Issues: Challenge to show-cause notices for service tax liability on royalty payments made to a U.S. based company by a company under the Companies Act, 1956.
Analysis: 1. The petitioners challenged two show-cause notices issued by the respondent authorities regarding service tax liability on royalty payments made to a U.S. based company. The petitioners contended that the authorities lacked jurisdiction to collect service tax from them as service recipients. They argued that without a charging section in the Finance Act, 1994, the authorities could not levy service tax based solely on Rule 2(1)(d)(iv) of the Service Tax Rules.
2. The counsel for the petitioners relied on the decision in Laghu Udyog Bharti v. Union of India, highlighting that in the absence of a charging section, the liability to collect service tax from the service recipient cannot be established. Additionally, the Division Bench of the High Court had previously ruled that service tax cannot be collected from the service recipient based on Rule 2(1)(d)(iv) without a charging section in the parent Act.
3. The Department argued that the introduction of section 66A in the Act allowed for the collection of service tax from service recipients in cases where the service provider is a non-resident. However, the petitioners withdrew their challenge to section 66A and Rule 2(1)(d)(iv) during the proceedings.
4. The central issue revolved around whether the authorities could collect service tax from the petitioners as service recipients for payments made to a non-resident service provider without an office in India. The court examined the relevant provisions, including Rule 2(1)(d)(iv) and section 66A, to determine the tax liability on royalty payments made during a specific period.

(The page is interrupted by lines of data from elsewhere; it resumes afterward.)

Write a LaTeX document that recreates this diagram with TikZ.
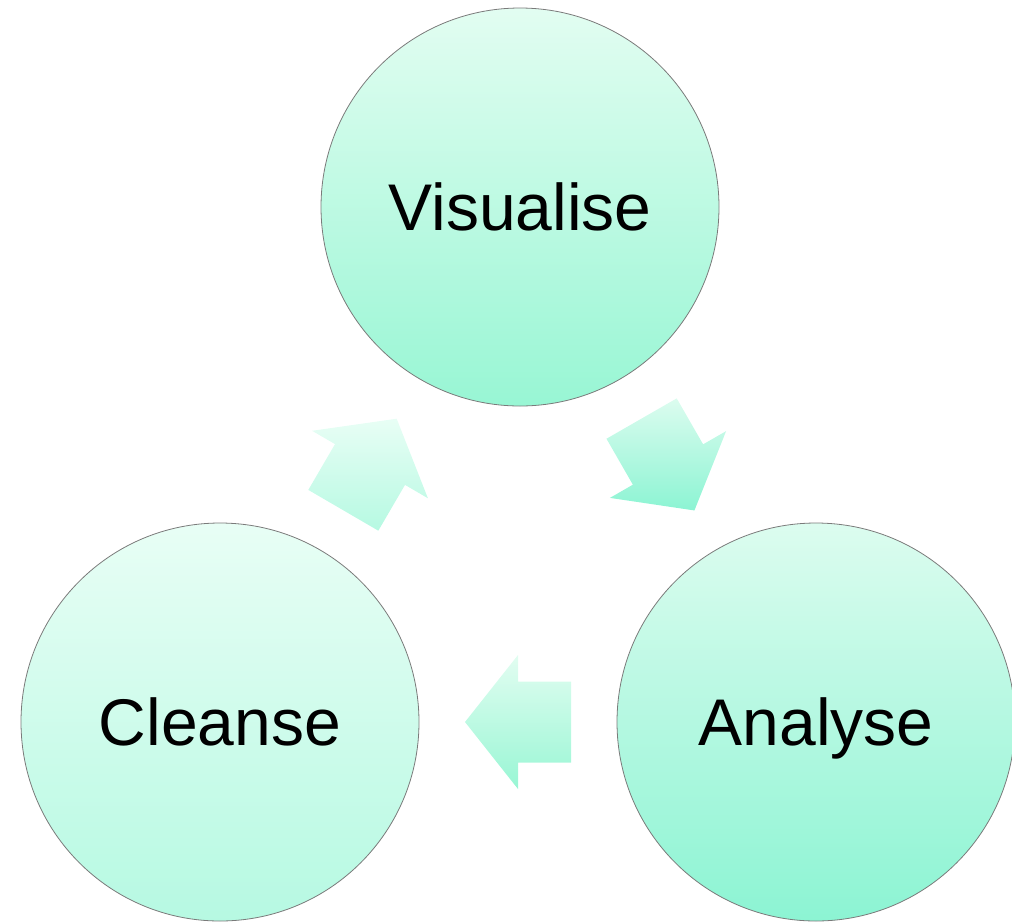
\documentclass[tikz,border=0pt]{standalone}
\usepackage{fontspec}
\setmainfont{Liberation Sans}
\usepackage{tikz}
\usetikzlibrary{shapes, calc, positioning}
\definecolor{mintTop}{HTML}{E2FDF1}
\definecolor{mintBot}{HTML}{98F6D4}
\definecolor{paleTop}{HTML}{E8FEF5}
\definecolor{paleBot}{HTML}{B6F9E2}
\definecolor{deepTop}{HTML}{DCFCEF}
\definecolor{deepBot}{HTML}{8CF4D3}
\definecolor{rimGray}{HTML}{7A7A7A}
\tikzset{
    stage/.style={circle, draw=rimGray, line width=0.8pt, minimum size=398pt, inner sep=0pt,
                  font=\fontsize{66}{79}\selectfont, text height=47pt, text depth=0pt},
    flow/.style={top color=#1Top, bottom color=#1Bot, draw=none}
}
\newcommand{\cyclearrow}[3]{%
    \coordinate (mid) at ($(#1)!0.5!(#2)$);
    \coordinate (tip) at ($(mid)!53pt!(#2)$);
    \coordinate (tail) at ($(mid)!-53pt!(#2)$);
    \shade[flow=#3] ($(tail)!40.5pt!90:(tip)$) -- ($(mid)!40.5pt!90:(tip)$) -- ($(mid)!67pt!90:(tip)$)
        -- (tip) -- ($(mid)!67pt!-90:(tip)$) -- ($(mid)!40.5pt!-90:(tip)$) -- ($(tail)!40.5pt!-90:(tip)$) -- cycle;
}

\begin{document}
\begin{tikzpicture}[x=1pt, y=-1pt]
    \useasboundingbox (0,0) rectangle (1012,922);
    \node[stage, top color=mintTop, bottom color=mintBot] (visualise) at (520,207) {Visualise};
    \node[stage, top color=deepTop, bottom color=deepBot] (analyse) at (816,722) {Analyse};
    \node[stage, top color=paleTop, bottom color=paleBot] (cleanse) at (220,722) {Cleanse};
    \cyclearrow{visualise}{analyse}{deep}
    \cyclearrow{analyse}{cleanse}{mint}
    \cyclearrow{cleanse}{visualise}{pale}
\end{tikzpicture}
\end{document}
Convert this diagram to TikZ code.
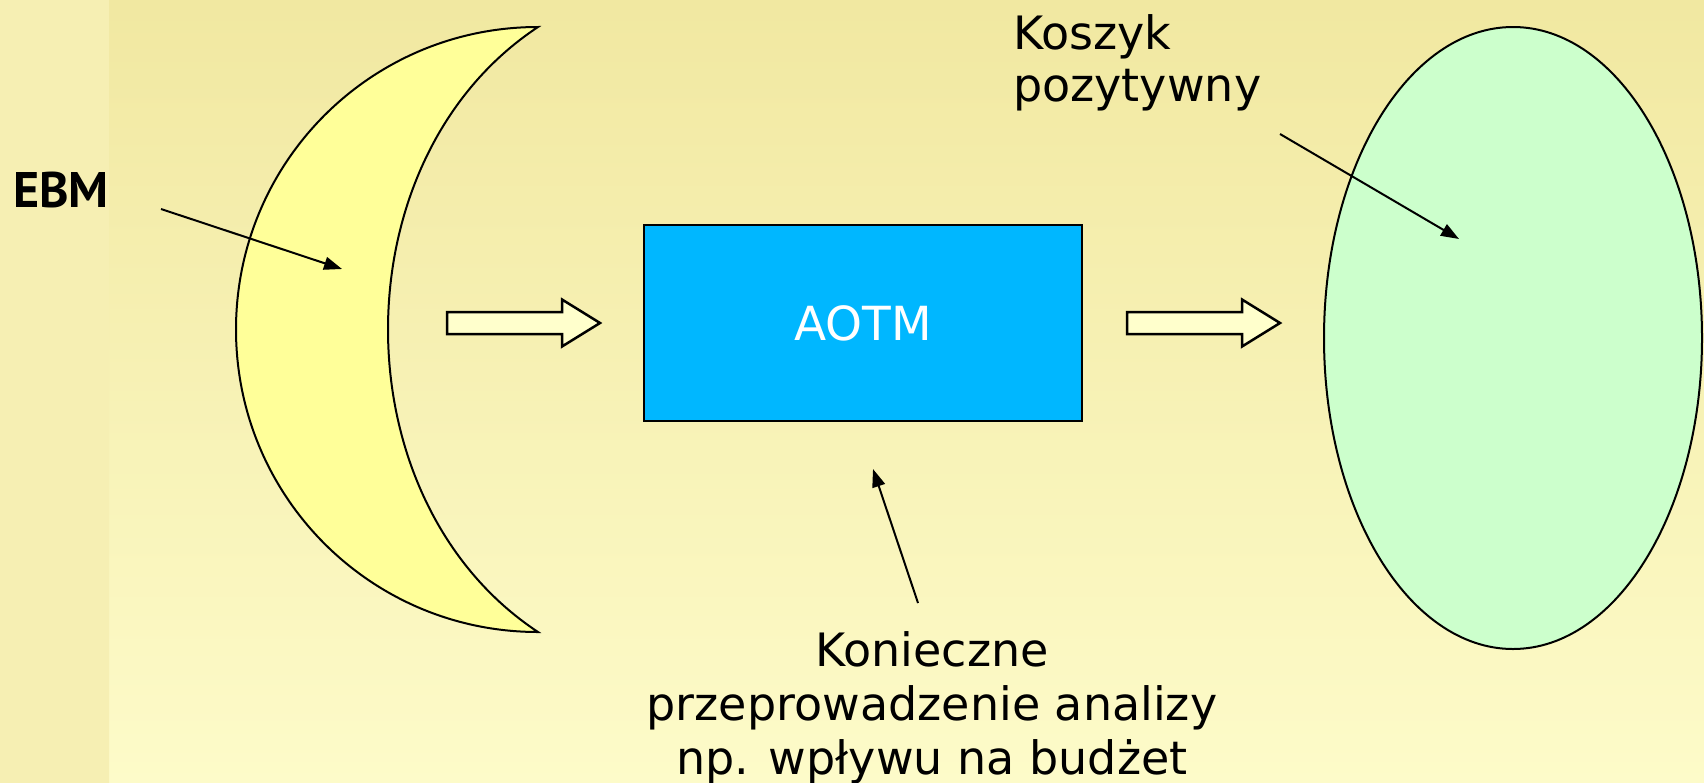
\documentclass[tikz,border=0pt]{standalone}
\usepackage{fontspec}
\setmainfont{DejaVu Sans}
\newfontfamily\ebmfont{PT Sans}
\usetikzlibrary{arrows.meta, positioning, shapes.geometric}

\definecolor{bgtop}{HTML}{F1E8A1}
\definecolor{bgbot}{HTML}{FDFBC9}
\definecolor{striplight}{HTML}{F6EFB3}
\definecolor{stripdark}{HTML}{EEE497}
\definecolor{moonfill}{HTML}{FFFF99}
\definecolor{basketfill}{HTML}{CCFFCC}
\definecolor{boxfill}{HTML}{00B7FF}
\definecolor{cream}{HTML}{FFFFCC}

% fat hollow arrow: name, left x, middle y
\newcommand{\fatarrow}[3]{%
    \draw [fatarr] (#2,#3-11) -- ++(115,0) -- ++(0,-12.5) -- ++(38,23.5)
        -- ++(-38,23.5) -- ++(0,-12.5) -- ++(-115,0) -- cycle;
    \coordinate (#1) at (#2+76,#3);}

\begin{document}
\begin{tikzpicture}[
    % GLOBAL CFG
    x=1pt, y=-1pt,
    font=\fontsize{46}{54}\selectfont,
    >={Triangle[length=18pt, width=13pt]},
    % Styles
    moon/.style={% For the crescent
        draw,
        line width=2pt,
        fill=moonfill,
        },
    basket/.style={% For the positive list
        ellipse,
        draw,
        line width=2pt,
        fill=basketfill,
        minimum width=378pt,
        minimum height=622pt,
        inner sep=0pt,
        },
    agency/.style={% For the blue box
        rectangle,
        draw,
        line width=2pt,
        fill=boxfill,
        text=white,
        font=\fontsize{47}{51}\selectfont,
        minimum width=438pt,
        minimum height=196pt,
        },
    fatarr/.style={% Hollow block arrows
        line width=2.5pt,
        fill=cream,
        },
    mylabel/.style={% Plain text labels
        inner sep=0pt,
        },
    pointer/.style={% Thin arrows
        ->,
        line width=2pt,
        },
    ]

% Background
    \useasboundingbox (0,0) rectangle (1704,782);
    \fill [top color=bgtop, bottom color=bgbot] (0,0) rectangle (1704,782);
    \fill [top color=striplight, middle color=stripdark, bottom color=striplight] (0,0) rectangle (109,782);

% Shapes
    % Crescent
    \draw [moon] (538,27) .. controls (371,27) and (236,162) .. (236,329.5)
        .. controls (236,497) and (371,632) .. (538,632)
        .. controls (338,500) and (338,159) .. (538,27) -- cycle;
    \coordinate (moonin) at (342,269);

    % Box and ellipse
    \node [agency] (aotm) at (863,323) {AOTM};
    \node [basket] (koszyk) at (1513,338) {};

    % Block arrows
    \fatarrow{arr1}{447}{323}
    \fatarrow{arr2}{1127}{323}

% Labels
    \node [mylabel, anchor=base west, font=\fontsize{50}{51}\ebmfont\bfseries] (ebm) at (13,207) {EBM};
    \node [mylabel, anchor=north west, align=left, font=\fontsize{46}{52}\selectfont] (koszyklab) at (1013,14) {Koszyk\\pozytywny};
    \node [mylabel, anchor=north, align=center] (note) at (932,631) {Konieczne\\przeprowadzenie analizy\\np. wpływu na budżet};

% Pointers
    \coordinate (ebmtail) at (161,209);
    \coordinate (koszyktail) at (1280,134);
    \coordinate (koszykin) at (1459,239);
    \coordinate (notetail) at (918,603);
    \coordinate (aotmin) at (873,469);

    \draw [pointer] (ebmtail) -- (moonin);
    \draw [pointer] (koszyktail) -- (koszykin);
    \draw [pointer] (notetail) -- (aotmin);

\end{tikzpicture}
\end{document}
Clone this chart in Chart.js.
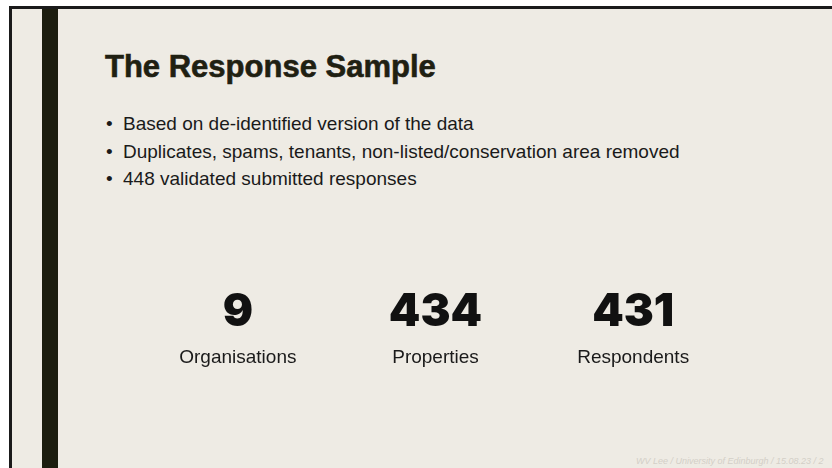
<!DOCTYPE html>
<html lang="en">
<head>
    <meta charset="UTF-8">
    <title>The Response Sample</title>
    <script src="https://cdn.jsdelivr.net/npm/chart.js"></script>
    <style>
        html, body {
            margin: 0;
            padding: 0;
            width: 832px;
            height: 468px;
            overflow: hidden;
            background-color: #ffffff;
        }

        .slide {
            position: absolute;
            left: 9px;
            top: 6px;
            width: 900px;
            height: 500px;
            border-left: 3px solid #1a1a1a;
            border-top: 3px solid #1a1a1a;
            background-color: #eeebe4;
            font-family: "Liberation Sans", Arial, sans-serif;
            color: #1a1a1a;
        }

        .side-bar {
            position: absolute;
            left: 30px;
            top: 0;
            width: 16px;
            height: 100%;
            background-color: #1c1d0f;
        }

        .title {
            position: absolute;
            left: 93px;
            top: 42px;
            font-size: 31px;
            line-height: 31px;
            font-weight: bold;
            color: #1f2012;
            -webkit-text-stroke: 0.6px #1f2012;
            white-space: nowrap;
        }

        .bullets {
            position: absolute;
            left: 94px;
            top: 101px;
            margin: 0;
            padding: 0;
            list-style: none;
            font-size: 19px;
            line-height: 27.5px;
            white-space: nowrap;
        }

        .bullets li::before {
            content: "\2022";
            display: inline-block;
            width: 17px;
        }

        .footer {
            position: absolute;
            left: 624px;
            top: 447px;
            font-size: 9px;
            font-style: italic;
            color: #d3cfc7;
            white-space: nowrap;
        }

        #statsChart {
            position: absolute;
            left: 127px;
            top: 264px;
        }
    </style>
</head>
<body>
    <div class="slide">
        <div class="side-bar"></div>
        <div class="title">The Response Sample</div>
        <ul class="bullets">
            <li>Based on de-identified version of the data</li>
            <li>Duplicates, spams, tenants, non-listed/conservation area removed</li>
            <li>448 validated submitted responses</li>
        </ul>
        <canvas id="statsChart" width="593" height="120"></canvas>
        <div class="footer">WV Lee / University of Edinburgh / 15.08.23 / 2</div>
    </div>

    <script>
        // Headline figures
        const statLabels = ['Organisations', 'Properties', 'Respondents'];
        const statValues = [9, 434, 431];

        // draws the big number and its caption for each category
        const statText = {
            id: 'statText',
            afterDatasetsDraw(chart) {
                const ctx = chart.ctx;
                const x = chart.scales.x;
                const top = chart.chartArea.top;
                ctx.save();
                ctx.textAlign = 'center';
                ctx.textBaseline = 'alphabetic';
                chart.data.datasets[0].data.forEach(function(v, i) {
                    const px = x.getPixelForValue(i);
                    ctx.fillStyle = '#111111';
                    ctx.font = '900 45px Inter, "DejaVu Sans", sans-serif';
                    ctx.fillText(String(v), px, top + 53);
                    ctx.fillStyle = '#1a1a1a';
                    ctx.font = '19px "Liberation Sans", Arial, sans-serif';
                    ctx.fillText(chart.data.labels[i], px, top + 90);
                });
                ctx.restore();
            }
        };

        new Chart(document.getElementById('statsChart'), {
            type: 'line',
            data: {
                labels: statLabels,
                datasets: [{
                    data: statValues,
                    showLine: false,
                    pointRadius: 0,
                    pointHoverRadius: 0
                }]
            },
            options: {
                responsive: false,
                animation: false,
                devicePixelRatio: 1,
                layout: { padding: 0 },
                plugins: {
                    legend: { display: false },
                    tooltip: { enabled: false }
                },
                scales: {
                    x: { type: 'category', offset: true, display: false },
                    y: { display: false, min: 0, max: 500 }
                }
            },
            plugins: [statText]
        });
    </script>
</body>
</html>
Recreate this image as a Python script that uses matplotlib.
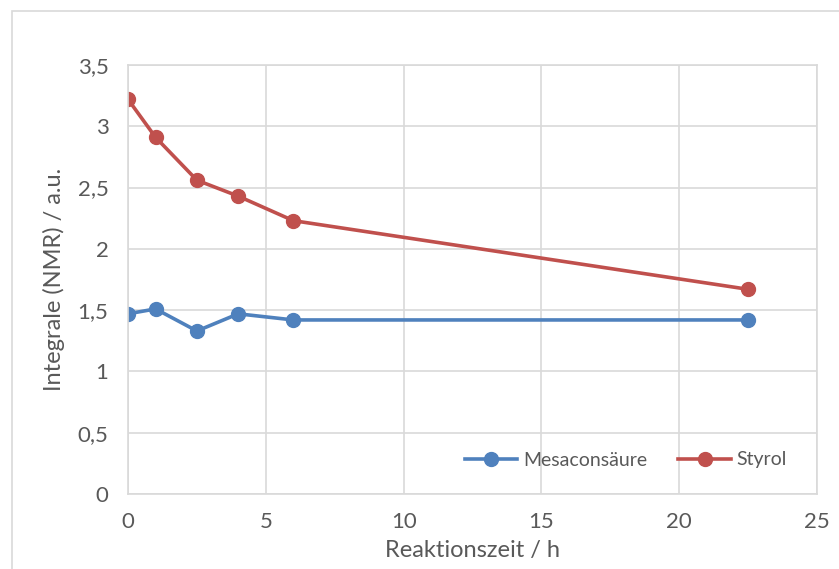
import numpy as np
import matplotlib
matplotlib.use('Agg')
import matplotlib.pyplot as plt
import matplotlib.ticker as ticker
from matplotlib.patches import Rectangle

plt.rcParams['font.family'] = ['Lato', 'DejaVu Sans']

# Daten
zeit = [0, 1, 2.5, 4, 6, 22.5]
mesaconsaeure = [1.47, 1.51, 1.33, 1.47, 1.42, 1.42]
styrol = [3.22, 2.91, 2.56, 2.43, 2.23, 1.67]

x_ticks = [0, 5, 10, 15, 20, 25]
y_ticks = [0, 0.5, 1, 1.5, 2, 2.5, 3, 3.5]

text_color = '#595959'
grid_color = '#D9D9D9'

fig = plt.figure(figsize=(8.39, 5.69), dpi=100, facecolor='w')
ax = fig.add_axes([128 / 839, 75 / 569, 689 / 839, 429 / 569])

# Rahmen des Diagramms
fig.patches.append(Rectangle((12 / 839, -0.1), 1.0, (569 - 11) / 569 + 0.1,
                             transform=fig.transFigure, fill=False,
                             edgecolor=grid_color, linewidth=1.2))

ax.plot(zeit, mesaconsaeure, '-o', color='#4F81BD', linewidth=2.6, markersize=10,
        label='Mesaconsäure')
ax.plot(zeit, styrol, '-o', color='#C0504D', linewidth=2.6, markersize=10,
        label='Styrol')

ax.set_xlim(0, 25)
ax.set_ylim(0, 3.5)
ax.set_xticks(x_ticks)
ax.set_yticks(y_ticks)
ax.yaxis.set_major_formatter(ticker.FuncFormatter(lambda v, p: f'{v:g}'.replace('.', ',')))
ax.tick_params(length=0, labelsize=16, labelcolor=text_color)
ax.tick_params(axis='x', pad=13)
ax.tick_params(axis='y', pad=14)

ax.grid(True, color=grid_color, linewidth=1.2)
ax.set_axisbelow(True)
for s in ax.spines.values():
    s.set_color(grid_color)
    s.set_linewidth(1.2)

ax.set_xlabel('Reaktionszeit / h', fontsize=17, color=text_color)
ax.set_ylabel('Integrale (NMR) / a.u.', fontsize=17, color=text_color)
ax.xaxis.set_label_coords(0.5, (494 - 540) / 429)
ax.yaxis.set_label_coords((65 - 128) / 689, 0.5)

ax.legend(loc='center left', ncol=2, frameon=False, fontsize=14, labelcolor=text_color,
          handlelength=2.7, handletextpad=0.3, columnspacing=1.6,
          bbox_to_anchor=((457 - 128) / 689, (494 - 460) / 429), borderaxespad=0)

fig.savefig('out.png', dpi=100)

5. Referring to the decision in Quintiles Data Processing Centre (I) P. Ltd., the court concluded that prior to the introduction of section 66A, the authorities could not recover service tax from a service recipient when the service provider was a non-resident without an office in India. The court held that relying solely on Rule 2(1)(d)(iv) for tax collection before the enactment of section 66A was impermissible.
6. Based on the precedent set in Quintiles Data Processing Centre (I) P. Ltd., the court quashed the show-cause notices, ruling in favor of the petitioners. The judgment reiterated that without a specific charging section like section 66A, service tax collection from service recipients in such circumstances was not legally permissible.